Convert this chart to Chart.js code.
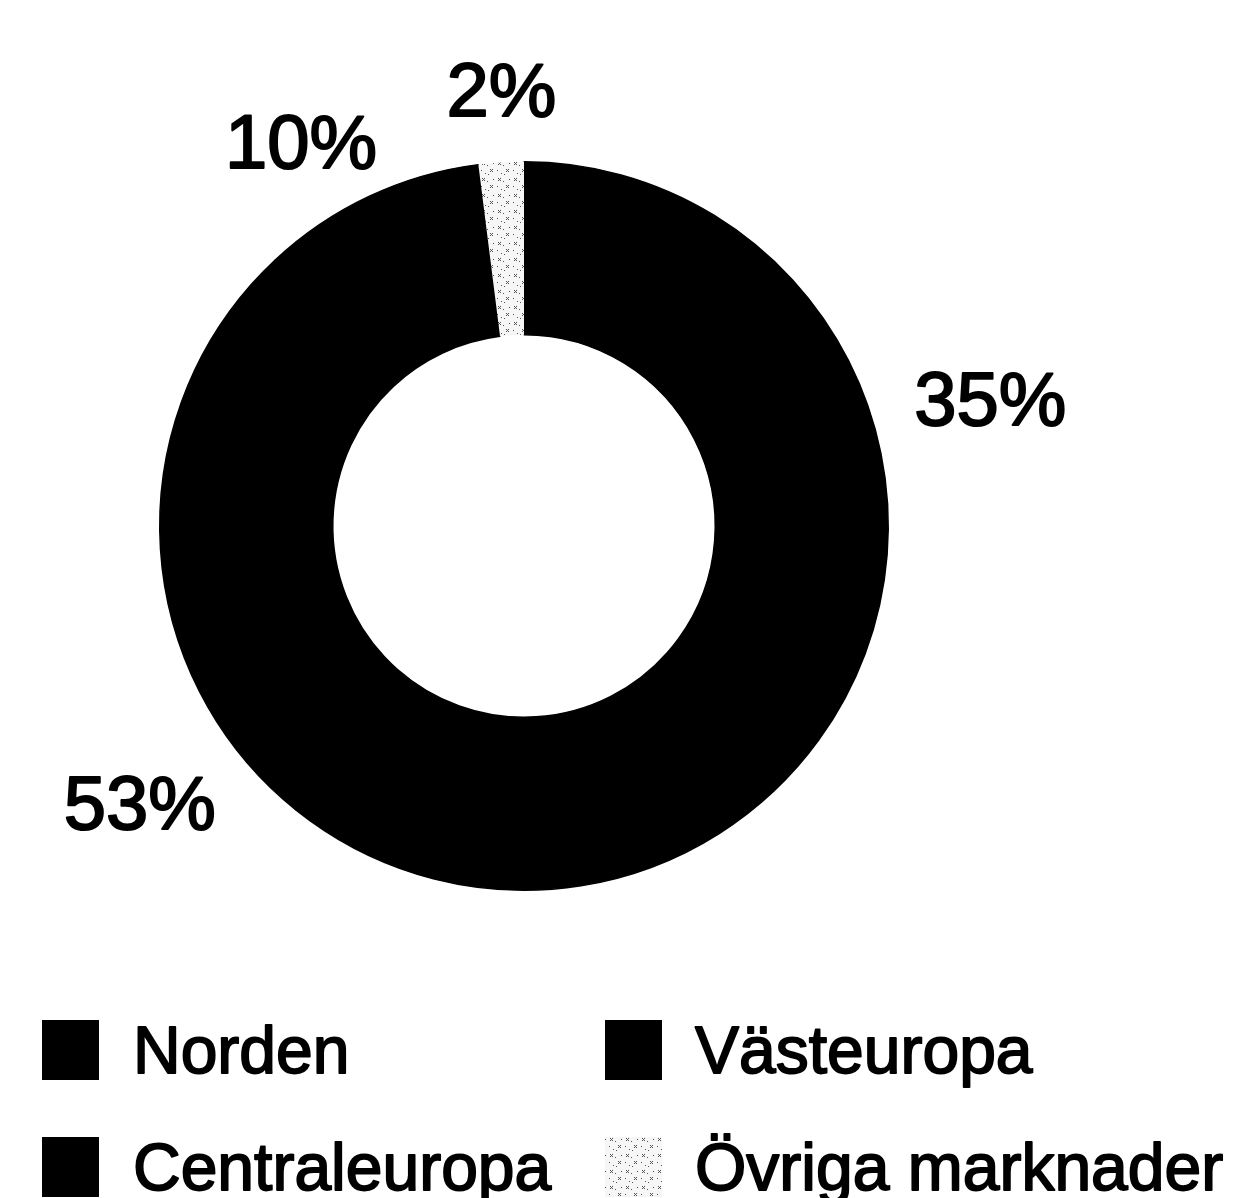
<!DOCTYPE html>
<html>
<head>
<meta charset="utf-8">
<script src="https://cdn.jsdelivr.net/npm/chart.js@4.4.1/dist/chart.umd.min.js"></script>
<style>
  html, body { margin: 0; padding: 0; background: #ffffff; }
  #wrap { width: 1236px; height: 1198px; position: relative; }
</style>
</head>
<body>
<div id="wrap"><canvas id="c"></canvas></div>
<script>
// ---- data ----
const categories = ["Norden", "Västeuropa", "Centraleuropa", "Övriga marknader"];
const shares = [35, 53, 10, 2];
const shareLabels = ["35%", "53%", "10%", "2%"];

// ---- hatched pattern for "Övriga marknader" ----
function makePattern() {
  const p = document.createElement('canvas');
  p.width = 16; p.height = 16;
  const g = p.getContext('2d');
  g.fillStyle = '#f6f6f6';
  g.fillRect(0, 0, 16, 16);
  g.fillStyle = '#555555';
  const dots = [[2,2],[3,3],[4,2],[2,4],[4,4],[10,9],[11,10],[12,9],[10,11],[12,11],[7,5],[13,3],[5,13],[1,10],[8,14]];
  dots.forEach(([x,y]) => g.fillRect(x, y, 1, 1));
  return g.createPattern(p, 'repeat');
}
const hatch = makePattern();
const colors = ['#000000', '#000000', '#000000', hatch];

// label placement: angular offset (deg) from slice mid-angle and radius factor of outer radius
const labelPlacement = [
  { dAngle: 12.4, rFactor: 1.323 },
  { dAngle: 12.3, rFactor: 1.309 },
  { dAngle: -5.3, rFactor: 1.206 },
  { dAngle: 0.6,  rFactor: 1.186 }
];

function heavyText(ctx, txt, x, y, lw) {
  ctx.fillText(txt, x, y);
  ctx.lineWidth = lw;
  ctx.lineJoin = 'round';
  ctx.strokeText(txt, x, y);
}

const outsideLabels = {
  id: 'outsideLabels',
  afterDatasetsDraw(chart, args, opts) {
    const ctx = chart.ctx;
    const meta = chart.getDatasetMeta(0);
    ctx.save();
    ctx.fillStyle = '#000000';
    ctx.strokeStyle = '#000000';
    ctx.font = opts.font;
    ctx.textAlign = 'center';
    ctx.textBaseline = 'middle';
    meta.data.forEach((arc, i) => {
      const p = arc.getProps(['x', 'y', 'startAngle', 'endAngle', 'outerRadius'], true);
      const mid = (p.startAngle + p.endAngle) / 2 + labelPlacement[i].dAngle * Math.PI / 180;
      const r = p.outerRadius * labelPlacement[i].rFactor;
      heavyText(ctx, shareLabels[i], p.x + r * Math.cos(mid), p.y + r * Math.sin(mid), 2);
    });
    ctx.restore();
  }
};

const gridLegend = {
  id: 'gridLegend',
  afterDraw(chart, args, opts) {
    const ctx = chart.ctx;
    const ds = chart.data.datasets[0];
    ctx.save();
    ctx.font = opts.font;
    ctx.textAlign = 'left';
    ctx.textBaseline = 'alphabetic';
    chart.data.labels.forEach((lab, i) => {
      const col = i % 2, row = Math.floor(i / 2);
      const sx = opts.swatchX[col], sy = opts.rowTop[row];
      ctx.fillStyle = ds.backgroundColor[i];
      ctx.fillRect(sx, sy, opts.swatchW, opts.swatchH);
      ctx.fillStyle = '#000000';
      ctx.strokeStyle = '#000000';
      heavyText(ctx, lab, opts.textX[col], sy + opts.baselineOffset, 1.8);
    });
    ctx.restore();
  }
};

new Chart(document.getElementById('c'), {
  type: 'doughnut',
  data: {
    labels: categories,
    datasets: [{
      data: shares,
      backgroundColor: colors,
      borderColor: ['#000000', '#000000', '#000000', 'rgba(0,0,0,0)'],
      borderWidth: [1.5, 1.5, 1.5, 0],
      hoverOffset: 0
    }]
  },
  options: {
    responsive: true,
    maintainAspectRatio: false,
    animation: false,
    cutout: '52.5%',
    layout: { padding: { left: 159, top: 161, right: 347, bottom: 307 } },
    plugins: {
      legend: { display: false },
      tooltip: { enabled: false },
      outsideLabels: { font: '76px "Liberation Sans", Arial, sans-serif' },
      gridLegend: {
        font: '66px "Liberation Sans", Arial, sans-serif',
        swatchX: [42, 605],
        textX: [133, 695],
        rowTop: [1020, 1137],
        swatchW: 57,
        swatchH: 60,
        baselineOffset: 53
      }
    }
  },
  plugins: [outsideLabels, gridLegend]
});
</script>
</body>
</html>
* * * * * * * * *
[What is required] Exclude the images and reproduce the remaining data exactly.

[Answer]
Convert this chart to Chart.js code.
<!DOCTYPE html>
<html>
<head>
<meta charset="utf-8">
<script src="https://cdn.jsdelivr.net/npm/chart.js@4.4.1/dist/chart.umd.min.js"></script>
<style>
  html, body { margin: 0; padding: 0; background: #ffffff; }
  #wrap { width: 1236px; height: 1198px; position: relative; }
</style>
</head>
<body>
<div id="wrap"><canvas id="c"></canvas></div>
<script>
// ---- data ----
const categories = ["Norden", "Västeuropa", "Centraleuropa", "Övriga marknader"];
const shares = [35, 53, 10, 2];
const shareLabels = ["35%", "53%", "10%", "2%"];

// ---- hatched pattern for "Övriga marknader" ----
function makePattern() {
  const p = document.createElement('canvas');
  p.width = 16; p.height = 16;
  const g = p.getContext('2d');
  g.fillStyle = '#f6f6f6';
  g.fillRect(0, 0, 16, 16);
  g.fillStyle = '#555555';
  const dots = [[2,2],[3,3],[4,2],[2,4],[4,4],[10,9],[11,10],[12,9],[10,11],[12,11],[7,5],[13,3],[5,13],[1,10],[8,14]];
  dots.forEach(([x,y]) => g.fillRect(x, y, 1, 1));
  return g.createPattern(p, 'repeat');
}
const hatch = makePattern();
const colors = ['#000000', '#000000', '#000000', hatch];

// label placement: angular offset (deg) from slice mid-angle and radius factor of outer radius
const labelPlacement = [
  { dAngle: 12.4, rFactor: 1.323 },
  { dAngle: 12.3, rFactor: 1.309 },
  { dAngle: -5.3, rFactor: 1.206 },
  { dAngle: 0.6,  rFactor: 1.186 }
];

function heavyText(ctx, txt, x, y, lw) {
  ctx.fillText(txt, x, y);
  ctx.lineWidth = lw;
  ctx.lineJoin = 'round';
  ctx.strokeText(txt, x, y);
}

const outsideLabels = {
  id: 'outsideLabels',
  afterDatasetsDraw(chart, args, opts) {
    const ctx = chart.ctx;
    const meta = chart.getDatasetMeta(0);
    ctx.save();
    ctx.fillStyle = '#000000';
    ctx.strokeStyle = '#000000';
    ctx.font = opts.font;
    ctx.textAlign = 'center';
    ctx.textBaseline = 'middle';
    meta.data.forEach((arc, i) => {
      const p = arc.getProps(['x', 'y', 'startAngle', 'endAngle', 'outerRadius'], true);
      const mid = (p.startAngle + p.endAngle) / 2 + labelPlacement[i].dAngle * Math.PI / 180;
      const r = p.outerRadius * labelPlacement[i].rFactor;
      heavyText(ctx, shareLabels[i], p.x + r * Math.cos(mid), p.y + r * Math.sin(mid), 2);
    });
    ctx.restore();
  }
};

const gridLegend = {
  id: 'gridLegend',
  afterDraw(chart, args, opts) {
    const ctx = chart.ctx;
    const ds = chart.data.datasets[0];
    ctx.save();
    ctx.font = opts.font;
    ctx.textAlign = 'left';
    ctx.textBaseline = 'alphabetic';
    chart.data.labels.forEach((lab, i) => {
      const col = i % 2, row = Math.floor(i / 2);
      const sx = opts.swatchX[col], sy = opts.rowTop[row];
      ctx.fillStyle = ds.backgroundColor[i];
      ctx.fillRect(sx, sy, opts.swatchW, opts.swatchH);
      ctx.fillStyle = '#000000';
      ctx.strokeStyle = '#000000';
      heavyText(ctx, lab, opts.textX[col], sy + opts.baselineOffset, 1.8);
    });
    ctx.restore();
  }
};

new Chart(document.getElementById('c'), {
  type: 'doughnut',
  data: {
    labels: categories,
    datasets: [{
      data: shares,
      backgroundColor: colors,
      borderColor: ['#000000', '#000000', '#000000', 'rgba(0,0,0,0)'],
      borderWidth: [1.5, 1.5, 1.5, 0],
      hoverOffset: 0
    }]
  },
  options: {
    responsive: true,
    maintainAspectRatio: false,
    animation: false,
    cutout: '52.5%',
    layout: { padding: { left: 159, top: 161, right: 347, bottom: 307 } },
    plugins: {
      legend: { display: false },
      tooltip: { enabled: false },
      outsideLabels: { font: '76px "Liberation Sans", Arial, sans-serif' },
      gridLegend: {
        font: '66px "Liberation Sans", Arial, sans-serif',
        swatchX: [42, 605],
        textX: [133, 695],
        rowTop: [1020, 1137],
        swatchW: 57,
        swatchH: 60,
        baselineOffset: 53
      }
    }
  },
  plugins: [outsideLabels, gridLegend]
});
</script>
</body>
</html>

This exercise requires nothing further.